Exercise details: Give the data again exactly as written, skipping any pictures.

Given information:
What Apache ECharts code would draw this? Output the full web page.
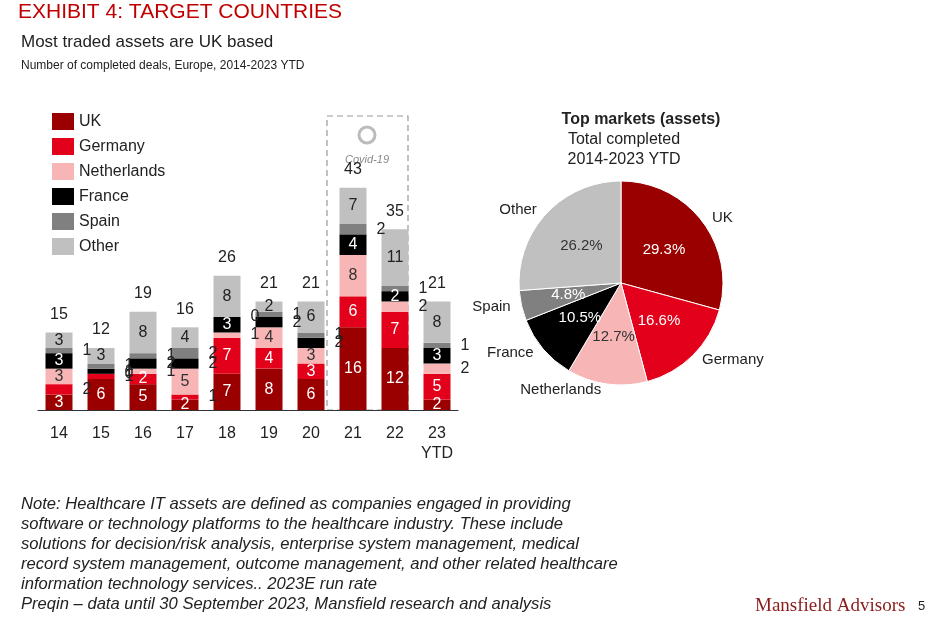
<!DOCTYPE html>
<html><head><meta charset="utf-8">
<script src="https://cdn.jsdelivr.net/npm/echarts@6/dist/echarts.min.js"></script>
<style>body{margin:0;background:#fff}#c{width:940px;height:625px}</style></head>
<body><div id="c"></div>
<script>
const years = ['14','15','16','17','18','19','20','21','22','23\nYTD'];
const seriesNames = ['UK','Germany','Netherlands','France','Spain','Other'];
const uk = [3,6,5,2,7,8,6,16,12,2];
const germany = [2,1,2,1,7,4,3,6,7,5];
const netherlands = [3,0,1,5,1,4,3,8,2,2];
const france = [3,1,2,2,3,2,2,4,2,3];
const spain = [1,1,1,2,0,1,1,2,1,1];
const other = [3,3,8,4,8,2,6,7,11,8];
const totals = [15,12,19,16,26,21,21,43,35,21];
const pieNames = ['UK','Germany','Netherlands','France','Spain','Other'];
const pieValues = [29.3,16.6,12.7,10.5,4.8,26.2];
const colors = ['#9b0000','#e2001a','#f8b5b5','#000000','#808080','#c0c0c0'];
const textCol = ['#fff','#fff','#333','#fff','#fff','#222'];
const allData = [uk,germany,netherlands,france,spain,other];
const outside2 = {1:[0],3:[2,3,5,6],4:[3,7],2:[8,9]};
const font = 'Liberation Sans';
const series = allData.map((arr,si)=>({
  name: seriesNames[si], type:'bar', stack:'s', barWidth:27,
  itemStyle:{color:colors[si]},
  data: arr.map((v,i)=>{
    const out = v<=1 || (outside2[si]||[]).includes(i);
    return {value:v, label:{show:true, position: out?'right':'inside', distance:out?10:0,
      color: out?'#222':textCol[si], fontSize:16, fontFamily:font}};
  })
}));
series.push({type:'bar', stack:'s', barWidth:27, data: totals.map(()=>0), itemStyle:{color:'transparent'},
  label:{show:true, position:'top', distance:10, color:'#222', fontSize:16, fontFamily:font,
  formatter:p=>totals[p.dataIndex]}, tooltip:{show:false}});
series.push({type:'pie', center:[621,283], radius:[0,102], startAngle:90, clockwise:true,
  data: pieNames.map((n,i)=>({name:n,value:pieValues[i],itemStyle:{color:colors[i]}})),
  itemStyle:{borderColor:'#fff',borderWidth:1},
  label:{show:true, position:'inside', formatter:p=>p.value.toFixed(1)+'%', fontSize:15, fontFamily:font,
    color:'#fff'},
  labelLine:{show:false}});
series.push({type:'pie', center:[621,283], radius:[0,102], startAngle:90, silent:true,
  data: pieNames.map((n,i)=>({name:n,value:pieValues[i],itemStyle:{color:'transparent'}})),
  label:{show:true, position:'outside', formatter:'{b}', fontSize:15, fontFamily:font, color:'#222'},
  labelLine:{show:false, length:6, length2:0}});
series[series.length-2].data[2].label={color:'#333'};
series[series.length-2].data[5].label={color:'#333'};
const chart = echarts.init(document.getElementById('c'));
chart.setOption({
  animation:false,
  textStyle:{fontFamily:font},
  grid:{left:38, top:100, width:420, height:310},
  xAxis:{type:'category', data:years, axisTick:{show:false}, axisLine:{lineStyle:{color:'#333'}},
    axisLabel:{fontSize:16, color:'#222', margin:14, lineHeight:20}},
  yAxis:{type:'value', min:0, max:60, show:false},
  legend:{data:seriesNames, orient:'vertical', left:47, top:108, itemWidth:22, itemHeight:17, itemGap:8,
    icon:'rect', textStyle:{fontSize:16, color:'#222'}},
  series:series,
  graphic:[
    {type:'text', left:18, top:2, style:{text:'EXHIBIT 4: TARGET COUNTRIES', fill:'#c00000', font:'21px Liberation Sans'}},
    {type:'text', left:21, top:34, style:{text:'Most traded assets are UK based', fill:'#222', font:'17px Liberation Sans'}},
    {type:'text', left:21, top:60, style:{text:'Number of completed deals, Europe, 2014-2023 YTD', fill:'#222', font:'12px Liberation Sans'}},
    {type:'rect', shape:{x:327,y:116,width:81,height:294}, style:{fill:'none', stroke:'#999', lineDash:[6,4], lineWidth:1.2}},
    {type:'circle', shape:{cx:367,cy:135,r:8}, style:{fill:'none', stroke:'#bbb', lineWidth:3}},
    {type:'text', x:367, y:154, style:{text:'Covid-19', fill:'#888', font:'italic 11px Liberation Sans', align:'center'}},
    {type:'text', x:641, y:112, style:{text:'Top markets (assets)', fill:'#222', font:'bold 16px Liberation Sans', align:'center'}},
    {type:'text', x:624, y:132, style:{text:'Total completed', fill:'#222', font:'16px Liberation Sans', align:'center'}},
    {type:'text', x:624, y:152, style:{text:'2014-2023 YTD', fill:'#222', font:'16px Liberation Sans', align:'center'}},
    {type:'text', left:21, top:494, style:{text:'Note: Healthcare IT assets are defined as companies engaged in providing\nsoftware or technology platforms to the healthcare industry. These include\nsolutions for decision/risk analysis, enterprise system management, medical\nrecord system management, outcome management, and other related healthcare\ninformation technology services.. 2023E run rate\nPreqin – data until 30 September 2023, Mansfield research and analysis',
      fill:'#222', font:'italic 16.6px Liberation Sans', lineHeight:20}},
    {type:'text', left:755, top:597, style:{text:'Mansfield Advisors', fill:'#8b1a1a', font:'19px Liberation Serif'}},
    {type:'text', left:918, top:600, style:{text:'5', fill:'#222', font:'13px Liberation Sans'}}
  ]
});
</script></body></html>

Task result:
What Apache ECharts code would draw this? Output the full web page.
<!DOCTYPE html>
<html><head><meta charset="utf-8">
<script src="https://cdn.jsdelivr.net/npm/echarts@6/dist/echarts.min.js"></script>
<style>body{margin:0;background:#fff}#c{width:940px;height:625px}</style></head>
<body><div id="c"></div>
<script>
const years = ['14','15','16','17','18','19','20','21','22','23\nYTD'];
const seriesNames = ['UK','Germany','Netherlands','France','Spain','Other'];
const uk = [3,6,5,2,7,8,6,16,12,2];
const germany = [2,1,2,1,7,4,3,6,7,5];
const netherlands = [3,0,1,5,1,4,3,8,2,2];
const france = [3,1,2,2,3,2,2,4,2,3];
const spain = [1,1,1,2,0,1,1,2,1,1];
const other = [3,3,8,4,8,2,6,7,11,8];
const totals = [15,12,19,16,26,21,21,43,35,21];
const pieNames = ['UK','Germany','Netherlands','France','Spain','Other'];
const pieValues = [29.3,16.6,12.7,10.5,4.8,26.2];
const colors = ['#9b0000','#e2001a','#f8b5b5','#000000','#808080','#c0c0c0'];
const textCol = ['#fff','#fff','#333','#fff','#fff','#222'];
const allData = [uk,germany,netherlands,france,spain,other];
const outside2 = {1:[0],3:[2,3,5,6],4:[3,7],2:[8,9]};
const font = 'Liberation Sans';
const series = allData.map((arr,si)=>({
  name: seriesNames[si], type:'bar', stack:'s', barWidth:27,
  itemStyle:{color:colors[si]},
  data: arr.map((v,i)=>{
    const out = v<=1 || (outside2[si]||[]).includes(i);
    return {value:v, label:{show:true, position: out?'right':'inside', distance:out?10:0,
      color: out?'#222':textCol[si], fontSize:16, fontFamily:font}};
  })
}));
series.push({type:'bar', stack:'s', barWidth:27, data: totals.map(()=>0), itemStyle:{color:'transparent'},
  label:{show:true, position:'top', distance:10, color:'#222', fontSize:16, fontFamily:font,
  formatter:p=>totals[p.dataIndex]}, tooltip:{show:false}});
series.push({type:'pie', center:[621,283], radius:[0,102], startAngle:90, clockwise:true,
  data: pieNames.map((n,i)=>({name:n,value:pieValues[i],itemStyle:{color:colors[i]}})),
  itemStyle:{borderColor:'#fff',borderWidth:1},
  label:{show:true, position:'inside', formatter:p=>p.value.toFixed(1)+'%', fontSize:15, fontFamily:font,
    color:'#fff'},
  labelLine:{show:false}});
series.push({type:'pie', center:[621,283], radius:[0,102], startAngle:90, silent:true,
  data: pieNames.map((n,i)=>({name:n,value:pieValues[i],itemStyle:{color:'transparent'}})),
  label:{show:true, position:'outside', formatter:'{b}', fontSize:15, fontFamily:font, color:'#222'},
  labelLine:{show:false, length:6, length2:0}});
series[series.length-2].data[2].label={color:'#333'};
series[series.length-2].data[5].label={color:'#333'};
const chart = echarts.init(document.getElementById('c'));
chart.setOption({
  animation:false,
  textStyle:{fontFamily:font},
  grid:{left:38, top:100, width:420, height:310},
  xAxis:{type:'category', data:years, axisTick:{show:false}, axisLine:{lineStyle:{color:'#333'}},
    axisLabel:{fontSize:16, color:'#222', margin:14, lineHeight:20}},
  yAxis:{type:'value', min:0, max:60, show:false},
  legend:{data:seriesNames, orient:'vertical', left:47, top:108, itemWidth:22, itemHeight:17, itemGap:8,
    icon:'rect', textStyle:{fontSize:16, color:'#222'}},
  series:series,
  graphic:[
    {type:'text', left:18, top:2, style:{text:'EXHIBIT 4: TARGET COUNTRIES', fill:'#c00000', font:'21px Liberation Sans'}},
    {type:'text', left:21, top:34, style:{text:'Most traded assets are UK based', fill:'#222', font:'17px Liberation Sans'}},
    {type:'text', left:21, top:60, style:{text:'Number of completed deals, Europe, 2014-2023 YTD', fill:'#222', font:'12px Liberation Sans'}},
    {type:'rect', shape:{x:327,y:116,width:81,height:294}, style:{fill:'none', stroke:'#999', lineDash:[6,4], lineWidth:1.2}},
    {type:'circle', shape:{cx:367,cy:135,r:8}, style:{fill:'none', stroke:'#bbb', lineWidth:3}},
    {type:'text', x:367, y:154, style:{text:'Covid-19', fill:'#888', font:'italic 11px Liberation Sans', align:'center'}},
    {type:'text', x:641, y:112, style:{text:'Top markets (assets)', fill:'#222', font:'bold 16px Liberation Sans', align:'center'}},
    {type:'text', x:624, y:132, style:{text:'Total completed', fill:'#222', font:'16px Liberation Sans', align:'center'}},
    {type:'text', x:624, y:152, style:{text:'2014-2023 YTD', fill:'#222', font:'16px Liberation Sans', align:'center'}},
    {type:'text', left:21, top:494, style:{text:'Note: Healthcare IT assets are defined as companies engaged in providing\nsoftware or technology platforms to the healthcare industry. These include\nsolutions for decision/risk analysis, enterprise system management, medical\nrecord system management, outcome management, and other related healthcare\ninformation technology services.. 2023E run rate\nPreqin – data until 30 September 2023, Mansfield research and analysis',
      fill:'#222', font:'italic 16.6px Liberation Sans', lineHeight:20}},
    {type:'text', left:755, top:597, style:{text:'Mansfield Advisors', fill:'#8b1a1a', font:'19px Liberation Serif'}},
    {type:'text', left:918, top:600, style:{text:'5', fill:'#222', font:'13px Liberation Sans'}}
  ]
});
</script></body></html>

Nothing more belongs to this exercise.